Monday, 28 December 2009

The Great Fermanagh Estates

I am going to begin writing about the great country estates and landowners of County Fermanagh shortly. I've always had a great affection for Fermanagh; ever since I spent holidays there as a boy. Indeed I wrote a nostalgic article about Castle Archdale earlier this year.

There is an abundance of rich material and truly beautiful demesnes in the county to dwell on. Some remain private and still owned by the families; others are forgotten or have been transformed into forests and country parks.

I intend to commence the series with Blessingbourne estate, which is technically in County Tyrone though a substantive part of the demesne was in Fermanagh.

Castle Irvine - now known as Necarne Castle - was a large estate near Irvinestown; now an equestrian centre.

Rosslea Manor, home to the Maddens, was burnt in 1885 and finally demolished in 1914; and, it is believed, is now mainly forestry.

The manor-house at Killadeas was another substantive estate, extending to over 11,000 acres; now a hotel.

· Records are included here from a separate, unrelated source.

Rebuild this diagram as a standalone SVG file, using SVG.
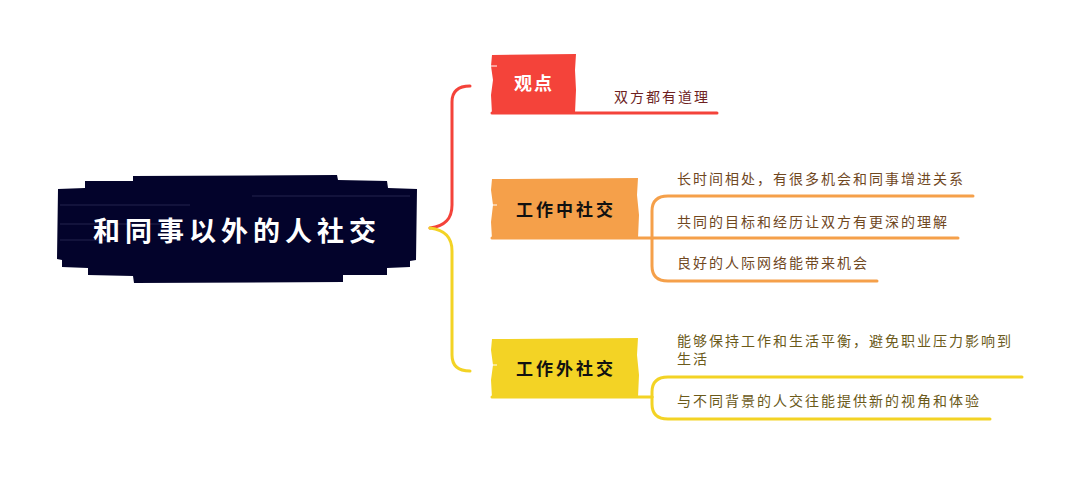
<svg xmlns="http://www.w3.org/2000/svg" width="1080" height="479" viewBox="0 0 1080 479">
<style>
.conn{fill:none;stroke-width:3;stroke-linecap:round;stroke-linejoin:round}
.red{stroke:#f4433a}
.org{stroke:#f5a04a}
.yel{stroke:#f3d325}
.main{font-family:"Noto Sans CJK SC","Noto Sans",sans-serif;font-weight:700;text-anchor:middle;dominant-baseline:central}
.sub{font-family:"Noto Sans CJK SC","Noto Sans",sans-serif;font-size:14px;letter-spacing:2px;dominant-baseline:central}
.streak{stroke:#3a3a66;stroke-width:1;opacity:0.6}
</style>
<rect width="1080" height="479" fill="#ffffff"/>
<g id="connectors">
<path class="conn red" d="M430,228 C446,226 452,218 452,205 L452,102 Q452,86 470,86"/>
<path class="conn yel" d="M430,228 C446,230 452,238 452,251 L452,355 Q452,371 470,371"/>
<path class="conn org" d="M652,238 L652,211 Q652,196 668,196 L973,196"/>
<path class="conn org" d="M652,238 L958,238"/>
<path class="conn org" d="M652,238 L652,266 Q652,281 668,281 L877,281"/>
<path class="conn yel" d="M652,397 L652,392 Q652,377 668,377 L1022,377"/>
<path class="conn yel" d="M652,397 L652,404 Q652,419 668,419 L990,419"/>
</g>
<g id="root">
<path fill="#03032b" d="M133,176 L337,175 L338,180 L387,181 L388,188 L417,189 L416,260 L410,261 L410,267 L387,268 L387,275 L343,275 L343,282 L134,283 L133,276 L88,275 L88,268 L62,267 L62,260 L57,259 L58,189 L85,188 L85,181 L133,181 Z"/>
<line class="streak" x1="252" y1="196" x2="410" y2="196"/>
<line class="streak" x1="60" y1="205" x2="190" y2="205"/>
<line class="streak" x1="60" y1="224" x2="160" y2="224"/>
<line class="streak" x1="60" y1="240" x2="110" y2="240"/>
<text class="main" x="237" y="229" font-size="27" letter-spacing="5" fill="#ffffff">和同事以外的人社交</text>
</g>
<g id="node-guandian">
<path fill="#f4433a" d="M492,55 L576,54 L575,70 L576,90 L575,113 L492,114 L491,95 L493,80 L491,66 Z"/>
<line x1="491" y1="66" x2="497" y2="66" stroke="#ffffff" stroke-width="1"/>
<path class="conn red" d="M492,113 L717,113"/>
<text class="main" x="534" y="82" font-size="18" letter-spacing="2" fill="#ffffff">观点</text>
<text class="sub" x="614" y="96" fill="#6e1f1f">双方都有道理</text>
</g>
<g id="node-work-in">
<path fill="#f5a04a" d="M492,179 L638,178 L637,195 L639,215 L638,238 L492,239 L491,222 L493,205 L491,190 Z"/>
<line x1="491" y1="205" x2="497" y2="205" stroke="#ffffff" stroke-width="1"/>
<path class="conn org" d="M492,238 L652,238"/>
<text class="main" x="566" y="208" font-size="17" letter-spacing="3" fill="#111111">工作中社交</text>
<text class="sub" x="677" y="178" fill="#70481f">长时间相处，有很多机会和同事增进关系</text>
<text class="sub" x="677" y="221" fill="#70481f">共同的目标和经历让双方有更深的理解</text>
<text class="sub" x="677" y="262" fill="#70481f">良好的人际网络能带来机会</text>
</g>
<g id="node-work-out">
<path fill="#f3d325" d="M492,339 L638,338 L637,355 L639,375 L638,397 L492,398 L491,380 L493,365 L491,350 Z"/>
<line x1="491" y1="365" x2="497" y2="365" stroke="#ffffff" stroke-width="1"/>
<path class="conn yel" d="M492,397 L652,397"/>
<text class="main" x="566" y="367" font-size="17" letter-spacing="3" fill="#111111">工作外社交</text>
<text class="sub" x="677" y="340" fill="#6b5a1a">能够保持工作和生活平衡，避免职业压力影响到</text>
<text class="sub" x="677" y="358" fill="#6b5a1a">生活</text>
<text class="sub" x="677" y="400" fill="#6b5a1a">与不同背景的人交往能提供新的视角和体验</text>
</g>
</svg>
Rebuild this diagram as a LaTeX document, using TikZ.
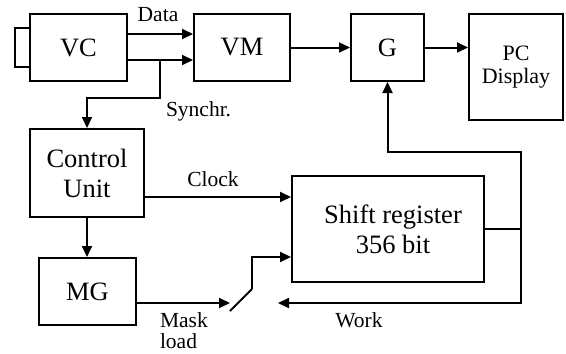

The lovely Belle Isle estate, near Lisbellaw, belongs to the Duke of Abercorn - or, rather, the Duke's second son, Lord Nicholas Hamilton; now a holiday leisure complex and catering school.

The aforementioned Castle Archdale - with its noble manor-house - used to be one of the biggest estates in the county; now a holiday camp and country park.

Colebrooke Park , a stately home near the village of Brookeborough, remains the seat of the Viscounts Brookeborough to this very day.

Florence Court, a property of the National Trust and once the seat of the Earls of Enniskillen, was formerly a very large estate.

Crom still remains the seat of the Earls of Erne, though the country estate has been a property of the National Trust since 1988. Lord and Lady Erne live in the stately Victorian mansion which is private; though, like Colebrooke, run partly on a commercial basis as luxury accommodation in its west wing.

Ely Lodge, near Enniskillen, was once a seat of the Marquesses of Ely; then purchased by Lt-Col Robert Grosvenor about 1948. The Westminster family's connection with Ely ended about 1987, when Voila, Duchess of Westminster died in a tragic car accident; and it is now privately owned. Lord Ely was the largest landowner in County Fermanagh, with 34,879 acres.